Boundary Effects on the Electrophoretic Motion of a Charged Particle in a Spherical Cavity

Abstract

Although boundary interactions can be important in many electrophoretic systems, existing theoretical analyses of these phenomena have been limited to systems with very small double-layer thicknesses. We have developed an exact analytical solution for the boundary effects on the electrophoretic velocity of a charged particle in a spherical cavity using the linearized Poisson-Boltzmann equation, with the resulting expression being valid for all double-layer thicknesses and all particle/pore sizes. The boundary effect for very thin double layers is fairly weak (with a first-order correction of order λ 3, where λ is the ratio of the particle to cavity radii) since the velocity disturbance under these conditions varies as r -3 . The boundary effect for large double-layer thicknesses is much more significant, with the first-order correction being of order λ 1 due to the r -1 dependence of the velocity disturbance when the double layer spans the entire cavity.

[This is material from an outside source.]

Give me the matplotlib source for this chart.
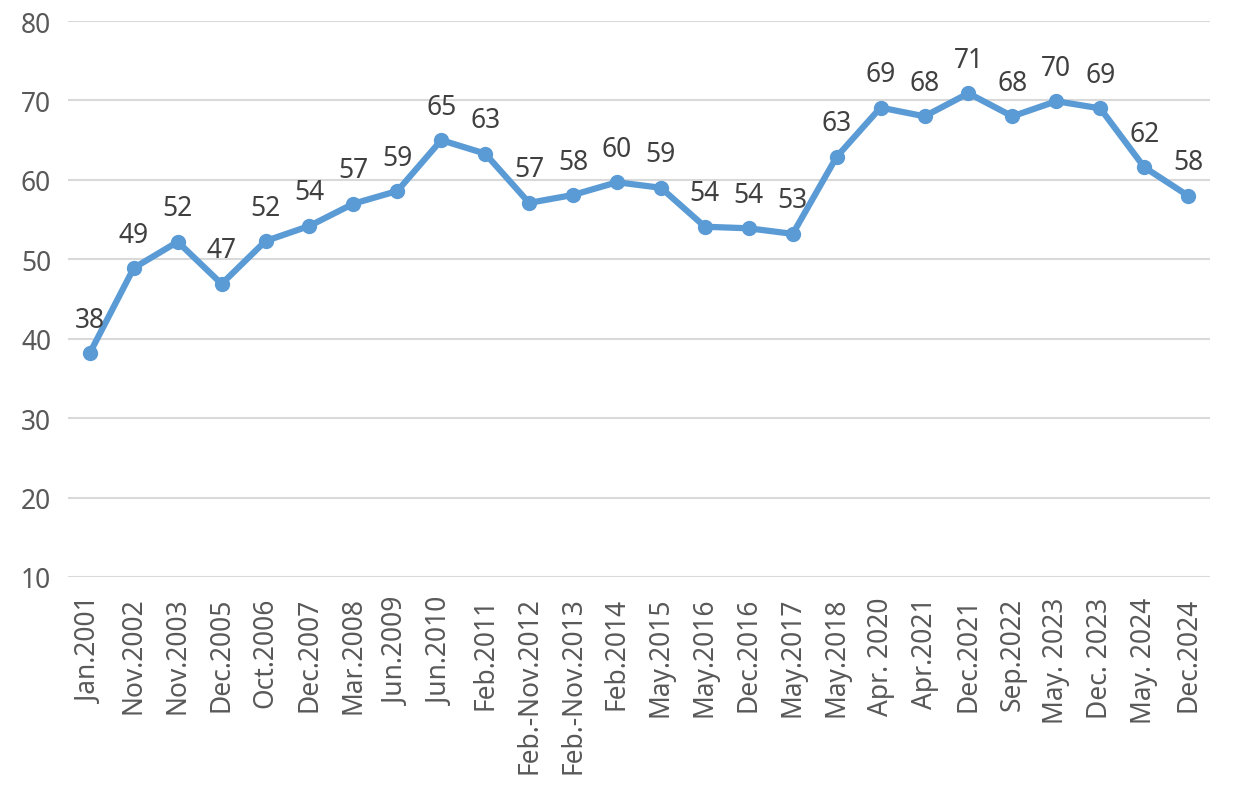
import matplotlib
matplotlib.use("Agg")
import matplotlib.pyplot as plt

plt.rcParams['font.family'] = ['Noto Sans', 'DejaVu Sans']

periods = ["Jan.2001", "Nov.2002", "Nov.2003", "Dec.2005", "Oct.2006", "Dec.2007",
           "Mar.2008", "Jun.2009", "Jun.2010", "Feb.2011", "Feb.-Nov.2012",
           "Feb.-Nov.2013", "Feb.2014", "May.2015", "May.2016", "Dec.2016",
           "May.2017", "May.2018", "Apr. 2020", "Apr.2021", "Dec.2021",
           "Sep.2022", "May. 2023", "Dec. 2023", "May. 2024", "Dec.2024"]
values = [38.2, 48.9, 52.2, 46.9, 52.3, 54.2, 57.0, 58.6, 65.0, 63.3, 57.1,
          58.1, 59.7, 59.0, 54.1, 53.9, 53.2, 62.9, 69.1, 68.0, 70.9, 68.0,
          69.9, 69.0, 61.6, 58.0]

line_color = "#5B9BD5"
text_color = "#404040"

fig = plt.figure(figsize=(12.34, 8.03), dpi=100)
ax = fig.add_axes([0.055, 0.2802, 0.9256, 0.6924])

x = list(range(len(periods)))
ax.plot(x, values, color=line_color, lw=4.5, marker='o', ms=10,
        solid_capstyle='round', zorder=3)

for xi, v in zip(x, values):
    ax.annotate(f"{v:.0f}", (xi, v), xytext=(0, 14), textcoords='offset points',
                ha='center', va='bottom', fontsize=19, color=text_color)

ax.set_xlim(-0.5, len(periods) - 0.5)
ax.set_ylim(10, 80)
ax.set_yticks(range(10, 81, 10))
ax.set_xticks(x)
ax.set_xticklabels(periods, rotation=90)
ax.tick_params(axis='both', length=0, labelsize=19, colors="#595959")
ax.tick_params(axis='y', pad=12)
ax.tick_params(axis='x', pad=14)
ax.grid(axis='y', color='#d9d9d9', lw=1.5)
ax.set_axisbelow(True)
for s in ax.spines.values():
    s.set_visible(False)

fig.savefig("out.png", dpi=100)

The charge on the boundary alters the electrophoretic particle motion through the development of an induced charge on the particle and through the generation of an electroosmotic recirculation flow in the spherical cavity. The different dependence of these phenomena on the particle size can actually cause the electrophoretic velocity of small and large particles to be in opposite directions. These results provide important physical insights into the role of boundary effects on the electrophoretic motion of a charged spherical particle.